I can’t remember when, but at some point in my life I decided that collecting milestone memorabilia about my life might be important to future me, so I got myself a mailing envelope and started stuffing it with items that came into my life through various avenues.
Most of the specifics won’t mean anything at all to you, dear reader, but they mean a lot to me. So much so that when I recently reviewed them, decades after I had last seen the contents, they brought real tears to my eyes.
Included were well wishes from friends I have not heard from in years for my 21st birthday. I had letters — honest to gawd letters, back when that was still the only mode of communication over distance — from friends who I had made in college, over summer break. I even had items from as far back as junior high school, some…crist, I dunno, 30+ years? … ago. To say that this was an emotional experience is an understatement.
As I move ahead along the Cosmic Timeline, these kinds of touchstones become more and more important to me. Hindsight has a way of illuminating the Good Times and mitigating the Bad Times, which is fine by me. Left alone with my thoughts I often recall the times when I think I was the focus of bullies, but after reviewing these items I have in my possession, I realize that I was loved and I get all misty eyed just writing that.
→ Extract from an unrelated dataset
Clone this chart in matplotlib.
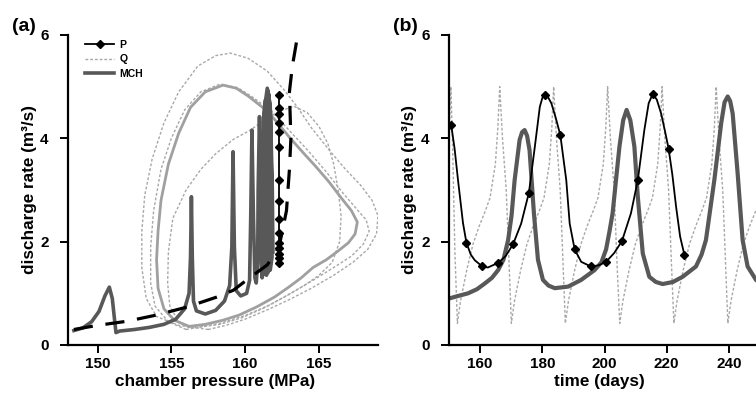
import matplotlib
matplotlib.use('Agg')
import matplotlib.pyplot as plt

plt.rcParams['font.family'] = ['Liberation Sans', 'DejaVu Sans']
plt.rcParams['font.weight'] = 'bold'

# ---- panel (a): discharge vs chamber pressure ----
# dashed black curve
dash_x = [148.4, 150.0, 152.0, 154.0, 156.0, 158.0, 159.2, 160.3, 161.5, 162.3, 162.8, 163.0, 163.1, 163.0, 163.2, 163.5]
dash_y = [0.30, 0.38, 0.46, 0.58, 0.73, 0.92, 1.06, 1.30, 1.55, 1.90, 2.60, 3.40, 4.00, 4.90, 5.40, 5.90]

# P: constant chamber pressure, discharge markers
p_pressure = 162.3
p_a_q = [4.84, 4.58, 4.48, 4.29, 4.13, 3.83, 3.19, 2.79, 2.43, 2.16, 1.97, 1.87, 1.77, 1.68, 1.58]

# Q: dotted orbits
qa_x = [157.5, 155.5, 154.0, 153.3, 153.0, 153.0, 153.2, 153.7, 154.5, 155.5, 156.8, 158.0, 159.0, 160.2, 161.5,
        162.6, 163.5, 164.5, 165.7, 166.8, 167.8, 168.6, 169.0, 168.9, 168.3, 167.3, 166.0, 164.5, 163.0, 161.5,
        160.0, 158.7, 157.5]
qa_y = [0.30, 0.38, 0.55, 0.90, 1.50, 2.20, 2.90, 3.60, 4.30, 4.90, 5.40, 5.60, 5.65, 5.55, 5.30,
        4.95, 4.62, 4.20, 3.77, 3.40, 3.10, 2.80, 2.50, 2.15, 1.85, 1.60, 1.35, 1.10, 0.88, 0.68,
        0.50, 0.38, 0.30]
qb_x = [156.5, 155.5, 154.9, 154.75, 154.8, 155.1, 156.0, 157.0, 158.0, 159.2, 160.3, 161.3, 162.3, 163.3, 164.2,
        165.0, 165.6, 166.0, 166.3, 166.5, 166.4, 165.9, 165.0, 164.0, 162.8, 161.3, 159.8, 158.3, 156.5]
qb_y = [0.33, 0.45, 0.75, 1.20, 1.80, 2.45, 3.00, 3.40, 3.70, 3.98, 4.15, 4.35, 4.52, 4.62, 4.50,
        4.23, 3.90, 3.50, 3.00, 2.50, 2.00, 1.60, 1.35, 1.15, 0.95, 0.72, 0.53, 0.40, 0.33]
qc_x = [156.0, 154.8, 153.9, 153.6, 153.6, 153.8, 154.3, 155.0, 155.9, 157.0, 158.3, 159.5, 160.5, 161.8, 163.0,
        164.3, 165.5, 166.6, 167.5, 168.2, 168.4, 168.0, 167.2, 166.0, 164.7, 163.2, 161.7, 160.0, 158.3, 156.0]
qc_y = [0.30, 0.45, 0.75, 1.20, 1.90, 2.60, 3.40, 4.00, 4.55, 4.90, 5.05, 4.98, 4.80, 4.52, 4.15,
        3.75, 3.35, 2.95, 2.65, 2.42, 2.20, 1.95, 1.72, 1.50, 1.27, 1.02, 0.78, 0.57, 0.42, 0.30]

# light grey solid orbit
loop_x = [156.2, 155.2, 154.5, 154.1, 154.0, 154.1, 154.3, 154.8, 155.5, 156.3, 157.3, 158.5, 159.4, 160.2, 161.4,
          162.2, 163.0, 164.0, 164.8, 165.7, 166.5, 167.2, 167.6, 167.45, 167.0, 166.3, 165.5, 164.6, 163.8, 163.0,
          162.0, 160.8, 159.6, 158.5, 157.3, 156.2]
loop_y = [0.36, 0.48, 0.70, 1.10, 1.65, 2.20, 2.80, 3.50, 4.10, 4.60, 4.90, 5.03, 4.97, 4.82, 4.55,
          4.30, 4.02, 3.70, 3.45, 3.15, 2.85, 2.60, 2.38, 2.15, 1.98, 1.82, 1.65, 1.50, 1.30, 1.13,
          0.93, 0.74, 0.58, 0.48, 0.40, 0.36]

# MCH trajectory
mch_a_x = [148.4, 149.0, 149.6, 150.1, 150.5, 150.8, 151.0, 151.15, 151.25, 151.5, 152.5, 153.5, 154.5, 155.3, 155.9,
           156.2, 156.3, 156.36, 156.42, 156.5, 156.7, 157.3, 158.0, 158.6, 158.95, 159.1, 159.18, 159.27, 159.4, 159.7,
           160.1, 160.3, 160.38, 160.46, 160.56, 160.66, 160.75, 160.85, 160.88, 160.97, 161.07, 161.1, 161.15,
           161.18, 161.18, 161.25, 161.38, 161.5, 161.58, 161.58, 161.45,
           161.25, 161.24, 161.32, 161.5, 161.66, 161.74, 161.74, 161.55,
           161.35, 161.32, 161.4, 161.55, 161.7, 161.8, 161.82, 161.7,
           161.45, 161.42, 161.48, 161.6, 161.72, 161.84, 161.88]
mch_a_y = [0.28, 0.33, 0.45, 0.65, 0.95, 1.12, 0.90, 0.50, 0.24, 0.27, 0.30, 0.34, 0.40, 0.50, 0.70,
           1.00, 1.70, 2.87, 1.70, 0.85, 0.66, 0.60, 0.67, 0.85, 1.15, 1.90, 3.74, 1.90, 1.05, 0.95,
           1.00, 1.25, 2.50, 4.16, 2.50, 1.30, 1.20, 1.60, 3.00, 4.42, 3.00, 1.50, 1.30,
           1.35, 3.00, 4.40, 4.75, 4.40, 3.00, 1.60, 1.35,
           1.40, 3.00, 4.60, 4.97, 4.60, 3.00, 1.60, 1.40,
           1.45, 3.00, 4.60, 4.92, 4.60, 3.00, 1.70, 1.45,
           1.50, 3.00, 4.50, 4.85, 4.50, 3.00, 1.80]

# ---- panel (b): discharge vs time ----
p_t = [150.7, 151.8, 152.9, 154.5, 155.6, 157.0, 158.3, 160.7, 162.5, 165.8, 168.2, 170.6, 173.2, 175.7, 177.6,
       179.2, 180.0, 180.8, 181.8, 182.9, 184.3, 185.8, 187.7, 188.8, 190.4, 192.5, 195.6, 198.0, 200.5, 203.1,
       205.6, 208.5, 210.7, 212.8, 214.2, 215.5, 216.8, 218.2, 219.4, 220.6, 221.8, 223.0, 224.3, 225.7]
p_q = [4.26, 3.80, 3.19, 2.36, 1.98, 1.75, 1.64, 1.52, 1.50, 1.59, 1.72, 1.95, 2.35, 2.95, 3.84,
       4.61, 4.78, 4.84, 4.80, 4.68, 4.40, 4.06, 3.19, 2.35, 1.85, 1.61, 1.52, 1.54, 1.61, 1.78,
       2.01, 2.55, 3.19, 4.16, 4.68, 4.86, 4.75, 4.48, 4.15, 3.80, 3.30, 2.68, 2.10, 1.74]
p_mark_t = [150.7, 155.6, 160.7, 165.8, 170.6, 175.7, 180.8, 185.8, 190.4, 195.6, 200.5, 205.6, 210.7, 215.5, 220.6, 225.7]
p_mark_q = [4.26, 1.98, 1.52, 1.59, 1.95, 2.95, 4.84, 4.06, 1.85, 1.52, 1.61, 2.01, 3.19, 4.86, 3.80, 1.74]

q_t = [150.0, 150.6, 151.1, 151.9,
       152.7, 153.7, 155.7, 157.7, 159.7, 161.7, 163.2, 164.9, 165.7, 166.3, 167.2, 168.4, 169.3,
       170.05, 171.05, 173.05, 175.05, 177.05, 179.05, 180.55, 182.25, 183.05, 183.65, 184.55, 185.75, 186.65,
       187.4, 188.4, 190.4, 192.4, 194.4, 196.4, 197.9, 199.6, 200.4, 201.0, 201.9, 203.1, 204.0,
       204.9, 205.9, 207.9, 209.9, 211.9, 213.9, 215.4, 217.1, 217.9, 218.5, 219.4, 220.6, 221.5,
       222.3, 223.3, 225.3, 227.3, 229.3, 231.3, 232.8, 234.5, 235.3, 235.9, 236.8, 238.0, 238.9,
       239.65, 240.65, 242.65, 244.65, 246.65, 248.65, 250.15]
q_q = [4.0, 5.0, 4.0, 1.8,
       0.42, 0.85, 1.45, 1.95, 2.3, 2.6, 2.85, 3.5, 4.2, 5.0, 4.0, 3.0, 1.6,
       0.42, 0.85, 1.45, 1.95, 2.3, 2.6, 2.85, 3.5, 4.2, 5.0, 4.0, 3.0, 1.6,
       0.42, 0.85, 1.45, 1.95, 2.3, 2.6, 2.85, 3.5, 4.2, 5.0, 4.0, 3.0, 1.6,
       0.42, 0.85, 1.45, 1.95, 2.3, 2.6, 2.85, 3.5, 4.2, 5.0, 4.0, 3.0, 1.6,
       0.42, 0.85, 1.45, 1.95, 2.3, 2.6, 2.85, 3.5, 4.2, 5.0, 4.0, 3.0, 1.6,
       0.42, 0.85, 1.45, 1.95, 2.3, 2.6, 2.85]

mch_t = [150.0, 153.0, 156.1, 159.0, 161.5, 163.8, 165.8, 167.5, 169.0, 170.1, 171.1, 172.7, 173.5, 174.3, 175.1,
         175.9, 177.3, 178.6, 180.2, 182.0, 184.0, 188.3, 192.5, 196.8, 199.0, 200.5, 201.6, 202.6, 203.7, 204.8,
         206.0, 207.1, 208.3, 209.6, 210.7, 212.3, 214.4, 216.5, 218.7, 222.0, 225.1, 229.4, 231.2, 232.6, 235.3,
         237.5, 238.6, 239.6, 240.4, 241.2, 242.8, 244.4, 246.0, 248.7, 250.0]
mch_q = [0.90, 0.95, 1.00, 1.08, 1.19, 1.30, 1.45, 1.65, 2.03, 2.50, 3.19, 3.97, 4.12, 4.16, 4.05,
         3.77, 2.55, 1.65, 1.26, 1.15, 1.10, 1.13, 1.26, 1.45, 1.60, 1.85, 2.20, 2.55, 3.20, 3.84,
         4.35, 4.55, 4.35, 3.84, 2.87, 1.77, 1.32, 1.22, 1.18, 1.22, 1.32, 1.52, 1.75, 2.03, 3.19,
         4.29, 4.70, 4.81, 4.72, 4.48, 3.32, 2.03, 1.52, 1.26, 1.20]

q_color = '#a8a8a8'
mch_color = '#585858'
q_dash = (0, (2.0, 1.4))


def style_axes(ax, xlabel):
    ax.spines['top'].set_visible(False)
    ax.spines['right'].set_visible(False)
    ax.spines['left'].set_linewidth(1.6)
    ax.spines['bottom'].set_linewidth(1.6)
    ax.tick_params(direction='out', length=6, width=1.4, labelsize=11)
    ax.tick_params(axis='y', pad=8)
    ax.tick_params(axis='x', pad=3)
    ax.set_ylim(0, 6)
    ax.set_yticks([0, 2, 4, 6])
    ax.set_xlabel(xlabel, fontsize=12.3, fontweight='bold')
    ax.set_ylabel('discharge rate (m³/s)', fontsize=12.3, fontweight='bold')
    for lab in ax.get_xticklabels() + ax.get_yticklabels():
        lab.set_fontweight('bold')


fig = plt.figure(figsize=(7.56, 3.95), dpi=100)
ax1 = fig.add_axes([68 / 756, 50 / 395, 310 / 756, 310 / 395])
ax2 = fig.add_axes([449 / 756, 50 / 395, 307 / 756, 310 / 395])

# panel (a)
for xs, ys in [(qa_x, qa_y), (qb_x, qb_y), (qc_x, qc_y)]:
    ax1.plot(xs, ys, color=q_color, lw=1.0, linestyle=q_dash)
ax1.plot(loop_x, loop_y, color='#a0a0a0', lw=2.0)
ax1.plot(mch_a_x, mch_a_y, color=mch_color, lw=2.6, solid_joinstyle='round')
ax1.plot(dash_x, dash_y, color='black', lw=2.3, linestyle=(0, (6, 4)))
ax1.plot([p_pressure] * len(p_a_q), p_a_q, color='black', lw=1.3, marker='D', ms=4.5)

# legend handles
h_p, = ax1.plot([], [], color='black', lw=1.3, marker='D', ms=4.5, label='P')
h_q, = ax1.plot([], [], color=q_color, lw=1.0, linestyle=q_dash, label='Q')
h_m, = ax1.plot([], [], color=mch_color, lw=2.6, label='MCH')
ax1.legend(handles=[h_p, h_q, h_m], loc='upper left', bbox_to_anchor=(0.055, 0.985),
           frameon=False, prop={'size': 7.5, 'weight': 'bold'}, handlelength=2.8,
           handletextpad=0.5, labelspacing=0.45, borderpad=0, borderaxespad=0)

ax1.set_xlim(148, 169)
ax1.set_xticks([150, 155, 160, 165])
style_axes(ax1, 'chamber pressure (MPa)')
ax1.xaxis.set_label_coords(0.476, -0.095)
ax1.yaxis.set_label_coords(-0.1, 0.5)

# panel (b)
ax2.plot(q_t, q_q, color=q_color, lw=1.0, linestyle=q_dash)
ax2.plot(mch_t, mch_q, color=mch_color, lw=3.0)
ax2.plot(p_t, p_q, color='black', lw=1.3)
ax2.plot(p_mark_t, p_mark_q, linestyle='none', color='black', marker='D', ms=4.5)
ax2.set_xlim(150, 248.7)
ax2.set_xticks([160, 180, 200, 220, 240])
style_axes(ax2, 'time (days)')
ax2.xaxis.set_label_coords(0.49, -0.095)
ax2.yaxis.set_label_coords(-0.104, 0.5)

fig.text(0.032, 0.934, '(a)', fontsize=14, fontweight='bold', ha='center', va='center')
fig.text(0.536, 0.934, '(b)', fontsize=14, fontweight='bold', ha='center', va='center')

fig.savefig('out.png', dpi=100)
In my 50th year on Earth, I am in limited contact with these people who are represented in this cache of documents. That makes me sad; sadder than I want to relay in this one post. I could write your eyes out of your sockets with my memories of my younger days, although it would both pain me and give me the greatest delight to do so; maybe some day I might do so, because if nothing else I’d love to have a modern recollection of my own feelings in this 21st century print. I spoke to a friend from Long Ago about other friends, and several of them have been lost to time, which I think made both of us sad, but I don’t know what to do about that. I miss them all, and the things we’ve shared, but time moves on, and none of us are the people we used to be. What does that time mean to them, I wonder? It means a lot to me, and I’d be afraid to learn their opinions, while also wanting to know how life has treated them over the time of our disconnect.
I don’t really know what place this kind of nostalgia occupies in our lives. In this age of always-contected-ness, I have limited contact with a few folks, but why not all folks? We’ve lost touch, but maintain distance on purpose, but why? Was the time we shared not relevant to them, the way it is in my memories? Or are my memories just convenient, points in time that had no bearing on other people’s future? They have impacted me, to be sure, as I look through these items and am instantly transported back to those moments. I wonder if anyone else has captured these points in time as meticulously as I have, or if they considered them as disposable and ephemeral as any other transient event in their lives. Am I just someone they brushed shoulders with, or was I someone they remember fondly as they remember their history when they are drifting off to sleep on some random night?
I miss these folks, and the experiences we shared. They are gone, of course, as time move on and we disperse across the face of the world, concerned with our own and new personal experiences. But these people have had an impact on me, and I wish I knew where they were, and how I could let them know. It might not mean anything to them in their modern lives, but it means a whole lot to me.
1 Comment
Nimgimli
June 17, 2024 - 1:15 pmOnce upon a time I found a Facebook group centered around my home town and I was so delighted. Then I started reading it and SO many of the friends I had back then now are very vocal about their political views where are COMPLETELY the opposite of mine. That was depressing and it was when I kind of decided to leave those folks as fond memories rather than trying to reconnect.
The other thing I’m always really curious about are ex-girlfriends. I think back and remember how crazy in love we were, and even though that ultimately didn’t last and we went our separate ways, I think back fondly on them and wonder if they ever think about me in the same way. I hope they do but I’ll never really know.